Divorce is not a major obstacle to getting the green card
Belinda met Thomas, an American citizen, while she was a foreign student in a university in California. After her graduation, Belinda returned to Manila to work for their family business. Thereafter, Thomas filed a petition for a fiancé visa for Belinda so they could be together again. In less than a year, Belinda obtained her fiancé visa from the United States Embassy in Manila. She flew to Los Angeles and they got married in a civil ceremony.
Belinda later filed an application to obtain an immigrant visa. But a few weeks after she filed her application, Belinda and Thomas broke up. Belinda discovered that Thomas had been seeing another woman. The couple divorced.
Belinda’ s application for adjustment of status was denied and she was subjected to removal or deportation proceedings.
A second marriage
While her deportation proceedings were pending, Belinda married John, also a US citizen. The latter filed a petition for Belinda and this petition was approved. Despite the approval of the petition, the immigration court ordered Belinda deported on the ground that a person who entered on a fiancé visa may only obtain an immigrant visa through the fiancé visa petitioner.
Belinda filed an appeal, which is still pending. In the meantime, she and John had two children. Will the decision of the immigration court be reversed or will Belinda be deported?
Marriage to petitioner
The regulation is that a fiancé visa holder can only obtain immigrant status by virtue of the relationship to the fiancé petitioner. A marriage must be entered into between the petitioner and the fiancé within 90 days of admission. Marrying another US citizen will not be a solution for the fiancé visa holder who failed to marry the initial petitioner.
If marriage to the fiancé visa petitioner is a critical requirement, what happens if marriage occurred but the petitioner divorces the petitioned spouse before the latter obtained the green card?

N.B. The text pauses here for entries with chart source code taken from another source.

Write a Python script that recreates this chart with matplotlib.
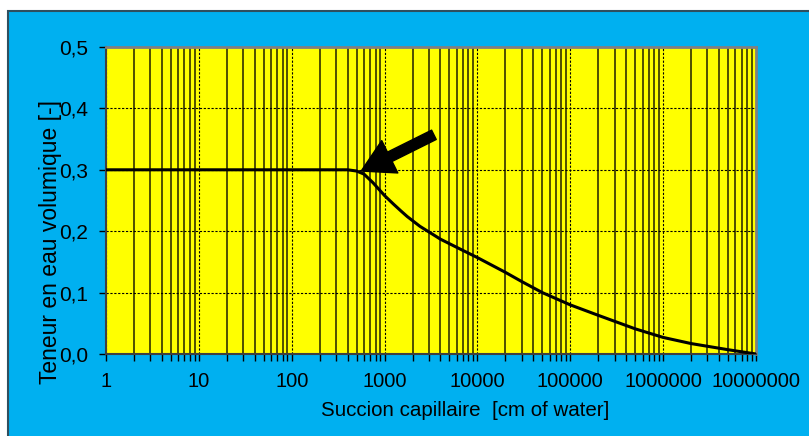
import numpy as np
import matplotlib.pyplot as plt
from matplotlib.patches import Rectangle
from matplotlib.ticker import FixedLocator, FuncFormatter, LogLocator, NullFormatter

plt.rcParams['font.family'] = ['Liberation Sans', 'DejaVu Sans']

# courbe de rétention
succion = [1, 10, 100, 300, 400, 500, 600, 750, 1000, 1250, 1500, 1750, 2400, 4000, 6500,
           10000, 20000, 30000, 50000, 100000, 200000, 500000, 1000000,
           2000000, 5000000, 10000000]
teneur = [0.3, 0.3, 0.3, 0.3, 0.3, 0.298, 0.293, 0.279, 0.258, 0.244, 0.233, 0.224, 0.208,
          0.187, 0.171, 0.157, 0.133, 0.118, 0.100, 0.080, 0.063, 0.041, 0.027,
          0.017, 0.007, 0.0]
y_ticks = [0.0, 0.1, 0.2, 0.3, 0.4, 0.5]

W, H = 809, 436
fig = plt.figure(figsize=(W / 100, H / 100), dpi=100)
fig.patch.set_facecolor('white')
fig.patches.append(Rectangle((8 / W, -0.01), 1, 1.01 - 11 / H, transform=fig.transFigure,
                             facecolor='#00B0F0', edgecolor='#2F4F5F', lw=1.5, zorder=-1))

ax = fig.add_axes([106 / W, (H - 354) / H, 650 / W, 307 / H])
ax.set_facecolor('#FFFF00')
ax.set_xscale('log')
ax.set_xlim(1, 1e7)
ax.set_ylim(0, 0.5)

ax.xaxis.set_major_locator(LogLocator(base=10, numticks=10))
ax.xaxis.set_minor_locator(LogLocator(base=10, subs=np.arange(2, 10), numticks=10))
ax.xaxis.set_major_formatter(FuncFormatter(lambda v, p: '%d' % round(v)))
ax.xaxis.set_minor_formatter(NullFormatter())
ax.yaxis.set_major_locator(FixedLocator(y_ticks))
ax.yaxis.set_major_formatter(FuncFormatter(lambda v, p: ('%.1f' % v).replace('.', ',')))

ax.grid(which='major', axis='both', color='black', ls=(0, (2, 1.5)), lw=0.8)
ax.grid(which='minor', axis='x', color='#202000', ls='-', lw=1.1)

for s in ['top', 'right']:
    ax.spines[s].set_color('#808080')
    ax.spines[s].set_linewidth(2)
for s in ['left', 'bottom']:
    ax.spines[s].set_color('#404040')
    ax.spines[s].set_linewidth(1.5)

ax.tick_params(which='both', direction='out', length=5, width=1, color='black')
ax.tick_params(axis='x', which='both', labelsize=14.5, pad=8)
ax.tick_params(axis='y', labelsize=15, pad=8)

ax.plot(succion, teneur, color='black', lw=2.2, zorder=5)

ax.annotate('', xy=(560, 0.298), xytext=(3400, 0.357),
            arrowprops=dict(width=7.5, headwidth=26, headlength=23, facecolor='black',
                            edgecolor='black', shrink=0), zorder=6)

fig.text(465 / W, 1 - 410 / H, 'Succion capillaire  [cm of water]', fontsize=14.8,
         ha='center', va='center')
fig.text(51 / W, 1 - 242 / H, 'Teneur en eau volumique [-]', fontsize=16.5,
         rotation=90, ha='center', va='center')

fig.savefig('out.png', dpi=100)
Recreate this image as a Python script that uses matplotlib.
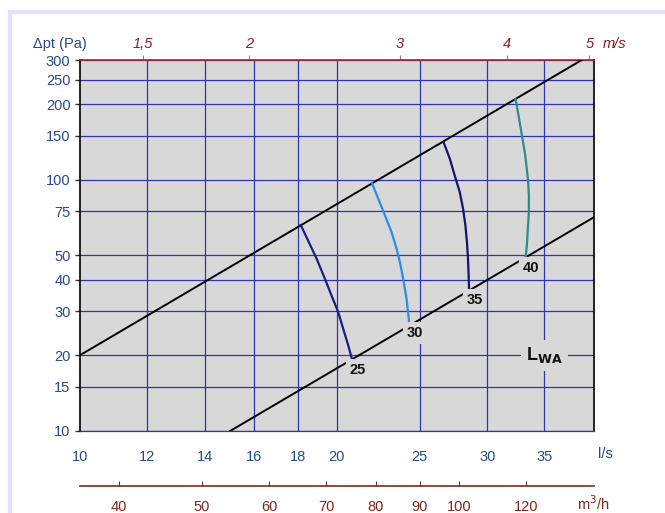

The Board of Immigration Appeals ruled in “Matter of Sesay” (2011) that a fiancé visa holder will still have the opportunity to get a green card despite the divorce if she can prove that she entered into the marriage in good faith. The fiancé visa holder then has the burden of proving that the marriage with the petitioner was real and not a fraudulent marriage.
Proving good faith
A key factor in proving good faith in marriage is the intention of the parties. There must be the intent to establish a life together as a married couple. The usual evidence submitted to prove good faith marriage includes: (1) documentation showing joint ownership of property; (2) lease showing joint tenancy of a common residence; (3) documentation showing a commingling of financial resources; (4) birth certificates of children born to the marriage; (5) affidavits of third parties having knowledge of the bona fides of the marital relationship.
For a fiancé visa holder who had a short-term marriage, proving a bona fide marriage can be a challenge. Sometimes, a hostile petitioner may withhold proof of the relationship.
What can be done is to obtain as many affidavits from close friends or individuals who knew about the relationship.
In addition to the affidavits, evidence of the relationship prior to the marriage may be submitted. These documents may include proof of money remittances from the petitioner to the spouse, pictures and travel itineraries to show the visits made to the spouse during the period of courtship.
Technology may have changed the manner of proving a good-faith relationship. With communication through text messages, Skype, Facebook and other forms of electronic communication, documenting the relationship may be challenging. However, if there is a way to print messages, it will be helpful to prove a valid marriage.
In the case of Belinda, she will likely prevail in her appeal by invoking the ruling in the Matter of Sesay case. But once her case is remanded back to the immigration court, she must be prepared to submit proof that her marriage to Thomas was bona fide.
To avoid complicating future applications for immigrant visa, the fiancé of a US citizen must be aware of the importance of documenting every stage of the relationship. More important than documenting the relationship is the practicality of spending enough time to get to know the petitioner before making a critical decision to marry abroad.